- Meined dy wasg mewn y tant,
- Chwi a ’mdroech i’m dau rychwant.—T.A. a 14866/105.
‘So slender is thy waist in the girdle, you would turn round in my two spans.’
§ 159. The independent personal pronouns are the forms used when the pronoun is not immediately dependent on a noun, a verb or an inflected preposition. They occur (a) at the beginning of a sentence, see § 162 vii (2);—(b) after a conjunction or uninflected preposition, including fel, megis;—(c) after ys ‘it is’, mae (mai) ‘that it is’, panyw id., pei ‘if it were’, etc., and after the uninflected heb y ‘said’ (heb y mi § 198 i). Independent personal pronouns are either simple, reduplicated or conjunctive; thus:
i. Simple: sg. 1. mi, 2. ti, 3. m. ef, f. hi; pl. 1. ni, 2. chw̯i, 3. Ml. wy, wynt, Mn. hŵy, hŵynt (also occasionally in Late Ml. W.).
The h- of the Mn. 3rd pl. forms comes from the affixed forms; thus gwelant wy ≡ gwelant‑h wy mutated to gwelann‑h wy, see § 106 iv; the ‑h was transferred to the pronoun, cf. § 106 iii (2); and the independent forms borrowed the h- from the affixed.
ii. Reduplicated: (1) Ml. W., sg. 1. mivi, myvi, myvy, 2. tidi, tydi, 3. [m. efo], f. hihi; pl. 1. nini, 2. chw̯ichw̯i, chwchw̯i, 3. wyntwy, hwyntwy.—Mn. W. sg. 1 mỿfi, 2. tỿdi, 3. [m. efo, fo (later fe, efe see below)], f. hỿhi; pl. 1. nỿni, 2. chw̯ỿchw̯i (often pronounced but rarely written chwchw̯i), 3. hwynt-hwy.
mivi, tidi w.m. 4, myfi (see vyvi § 160 iii (1)), chwichwi r.b.b. 67, chwchwi s.g. 164, hwyntwy r.m. 132, wyntwy s.g. 165.

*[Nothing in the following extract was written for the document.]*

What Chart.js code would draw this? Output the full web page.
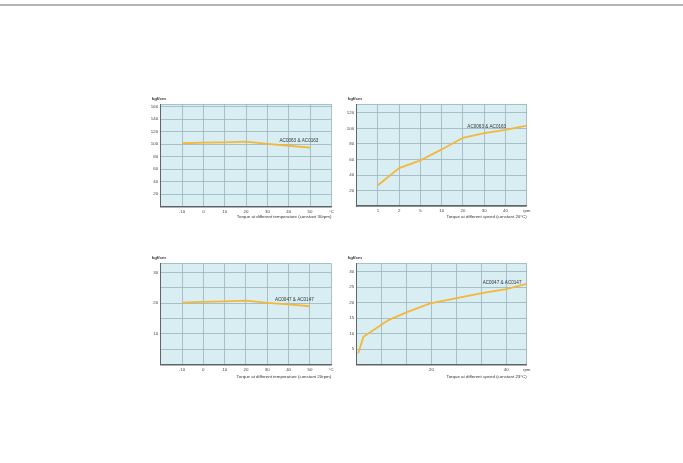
<!DOCTYPE html>
<html><head><meta charset="utf-8">
<script src="https://cdn.jsdelivr.net/npm/chart.js@4.4.0/dist/chart.umd.min.js"></script>
<style>
html,body{margin:0;padding:0;background:#fff;width:683px;height:463px;overflow:hidden;position:relative}
#topline{position:absolute;left:0;top:4px;width:683px;height:2px;background:#b4b4b4}
.p{position:absolute}
canvas{display:block}
</style></head><body>
<div id="topline"></div>
<div class="p" id="c1"><canvas id="k1"></canvas></div>
<div class="p" id="c2"><canvas id="k2"></canvas></div>
<div class="p" id="c3"><canvas id="k3"></canvas></div>
<div class="p" id="c4"><canvas id="k4"></canvas></div>
<script>
// ---- data ----
const tempCategories = [-10, 0, 10, 20, 30, 40, 50];
const torqueTempAC0063 = [101.5, 102.5, 103, 104, 100.5, 97.5, 94.5];
const torqueTempAC0047 = [20.2, 20.4, 20.6, 20.8, 20.1, 19.6, 19.0];
const speedLabelsAC0063 = ['', '1', '2', '5', '10', '20', '30', '40', 'rpm'];
const torqueSpeedAC0063 = [null, 27, 49, 59, 73, 88, 94, 98, 103.5];
const speedRpmAC0047 = [0.4, 1.8, 8.5, 13.3, 19.7, 33.5, 40, 45.5];
const torqueSpeedAC0047 = [3.7, 9.0, 14.4, 16.9, 19.8, 23.1, 24.4, 26.1];
const tempTicks = [-20, -10, 0, 10, 20, 30, 40, 50, 60];
const yTicksP1 = [0, 20, 40, 60, 80, 100, 120, 140, 160, 164];
const yTicksP2 = [0, 20, 40, 60, 80, 100, 120, 131];
const yTicksP3 = [0, 5, 10, 15, 20, 25, 30, 33];
const yTicksP4 = [0, 5, 10, 15, 20, 25, 30, 32.7];
const speedTicksP4 = [0, 20/3, 40/3, 20, 80/3, 100/3, 40, 45.5];

const FONT = "'Liberation Sans', Arial, sans-serif";
const LINE = '#f4b73a';
const GRID = '#9bb2ba';
const AXIS = '#5e6468';
const BG = '#d8eef3';

const textPlugin = {
  id: 'panelText',
  beforeDraw(chart) {
    const a = chart.chartArea, c = chart.ctx;
    c.save(); c.fillStyle = BG; c.fillRect(a.left, a.top, a.right - a.left, a.bottom - a.top); c.restore();
  },
  afterDraw(chart) {
    const o = chart.options.plugins.panelText, a = chart.chartArea, c = chart.ctx;
    c.save();
    c.fillStyle = '#333';
    c.textBaseline = 'middle';
    c.font = 'bold 4.4px ' + FONT;
    c.textAlign = 'left';
    c.fillText('kgf/cm', a.left - 9, a.top - 6);
    c.font = '4.4px ' + FONT;
    c.textAlign = 'right';
    c.fillText(o.title, a.right, a.bottom + o.titleDy);
    c.textAlign = 'center';
    c.font = '4.6px ' + FONT;
    const px = chart.scales.x.getPixelForValue(o.label[1]);
    const py = chart.scales.y.getPixelForValue(o.label[2]);
    c.fillText(o.label[0], px, py);
    c.restore();
  }
};

function makeChart(n, area, datasets, xScale, yTicks, yLabel, txt) {
  const cl = Math.floor(area.L) - 22, ct = Math.floor(area.T) - 14;
  const cw = Math.ceil(area.R) + 10 - cl, ch = Math.ceil(area.B) + 16 - ct;
  const div = document.getElementById('c' + n);
  div.style.left = cl + 'px'; div.style.top = ct + 'px';
  const cv = document.getElementById('k' + n);
  cv.width = cw; cv.height = ch; cv.style.width = cw + 'px'; cv.style.height = ch + 'px';
  const yW = area.L - cl, padTop = area.T - ct, padRight = cw - (area.R - cl), xH = ch - (area.B - ct);
  xScale.afterFit = s => { s.height = xH; };
  xScale.grid = { color: GRID, lineWidth: 0.8, drawTicks: false };
  xScale.border = { color: AXIS, width: 1.5 };
  xScale.ticks = Object.assign({ color: '#444', font: { size: 4.4, family: FONT }, padding: 2.3, maxRotation: 0, autoSkip: false }, xScale.ticks || {});
  new Chart(cv, {
    type: 'line',
    data: { datasets },
    options: {
      responsive: false, animation: false, events: [],
      layout: { padding: { left: 0, top: padTop, right: padRight, bottom: 0 } },
      plugins: { legend: { display: false }, tooltip: { enabled: false }, panelText: txt },
      elements: { point: { radius: 0 }, line: { tension: 0, borderWidth: 1.8, borderColor: LINE } },
      scales: {
        x: xScale,
        y: {
          type: 'linear', min: yTicks[0], max: yTicks[yTicks.length - 1],
          afterBuildTicks: s => { s.ticks = yTicks.map(v => ({ value: v })); },
          afterFit: s => { s.width = yW; },
          grid: { color: GRID, lineWidth: 0.8, drawTicks: false },
          border: { color: AXIS, width: 1 },
          ticks: { color: '#444', font: { size: 4.4, family: FONT }, padding: 2.5, autoSkip: false, callback: v => yLabel(v) }
        }
      }
    },
    plugins: [textPlugin]
  });
}

function tempAxis() {
  return {
    type: 'linear', min: tempTicks[0], max: tempTicks[tempTicks.length - 1],
    afterBuildTicks: s => { s.ticks = tempTicks.map(v => ({ value: v })); },
    ticks: { callback: v => v === tempTicks[0] ? '' : (v === tempTicks[tempTicks.length - 1] ? '°C' : String(v)) }
  };
}

makeChart(1, { L: 160.7, T: 104.3, R: 331.4, B: 206.5 },
  [{ data: tempCategories.map((t, i) => ({ x: t, y: torqueTempAC0063[i] })) }],
  tempAxis(), yTicksP1,
  v => (v === 0 || v === 164) ? '' : String(v),
  { title: 'Torque at different temperature (constant 30rpm)', titleDy: 10.5, label: ['AC0063 & AC0163', 44.8, 105.8] });

makeChart(2, { L: 356.7, T: 104.3, R: 526.7, B: 206.2 },
  [{ data: torqueSpeedAC0063 }],
  { type: 'category', labels: speedLabelsAC0063, offset: false }, yTicksP2,
  v => (v === 0 || v === 131) ? '' : String(v),
  { title: 'Torque at different speed (constant 20°C)', titleDy: 10.6, label: ['AC0063 & AC0163', 6.12, 102.7] });

makeChart(3, { L: 160.7, T: 263.3, R: 331.2, B: 364.5 },
  [{ data: tempCategories.map((t, i) => ({ x: t, y: torqueTempAC0047[i] })) }],
  tempAxis(), yTicksP3,
  v => (v === 10 || v === 20 || v === 30) ? String(v) : '',
  { title: 'Torque at different temperature (constant 20rpm)', titleDy: 12, label: ['AC0047 & AC0147', 42.7, 21.0] });

makeChart(4, { L: 356.7, T: 263.3, R: 526.7, B: 364.8 },
  [{ data: speedRpmAC0047.map((r, i) => ({ x: r, y: torqueSpeedAC0047[i] })) }],
  {
    type: 'linear', min: speedTicksP4[0], max: speedTicksP4[speedTicksP4.length - 1],
    afterBuildTicks: s => { s.ticks = speedTicksP4.map(v => ({ value: v })); },
    ticks: { callback: v => v === 20 ? '20' : (v === 40 ? '40' : (v === speedTicksP4[speedTicksP4.length - 1] ? 'rpm' : '')) }
  }, yTicksP4,
  v => (v === 0 || v === 32.7) ? '' : String(v),
  { title: 'Torque at different speed (constant 23°C)', titleDy: 12.3, label: ['AC0047 & AC0147', 38.9, 26.3] });
</script>
</body></html>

(2) These pronouns are usually accented on the ultima: mỿfī́, tỿdī́, hwynt-hw̄́y, etc.; but they were formerly accented on the penult also, and this accentuation survives in certain phrases used in Powys. Examples of penultimate accentuation:
- Du serchog yw’th glog mewn glyn,
- A mỿ́fi sy’n d’ ymófyn.—D.G. 521.
‘Of a lovely black is thy coat in the glen, and it is I who call thee.’—To the blackbird.’
- Nid dídolc onid tỿ́di;
- Nato Duw bod hebot ti.—S.M., Ỻ 133/261.
‘There is none faultless but thee; God forbid [that we should] be without thee.’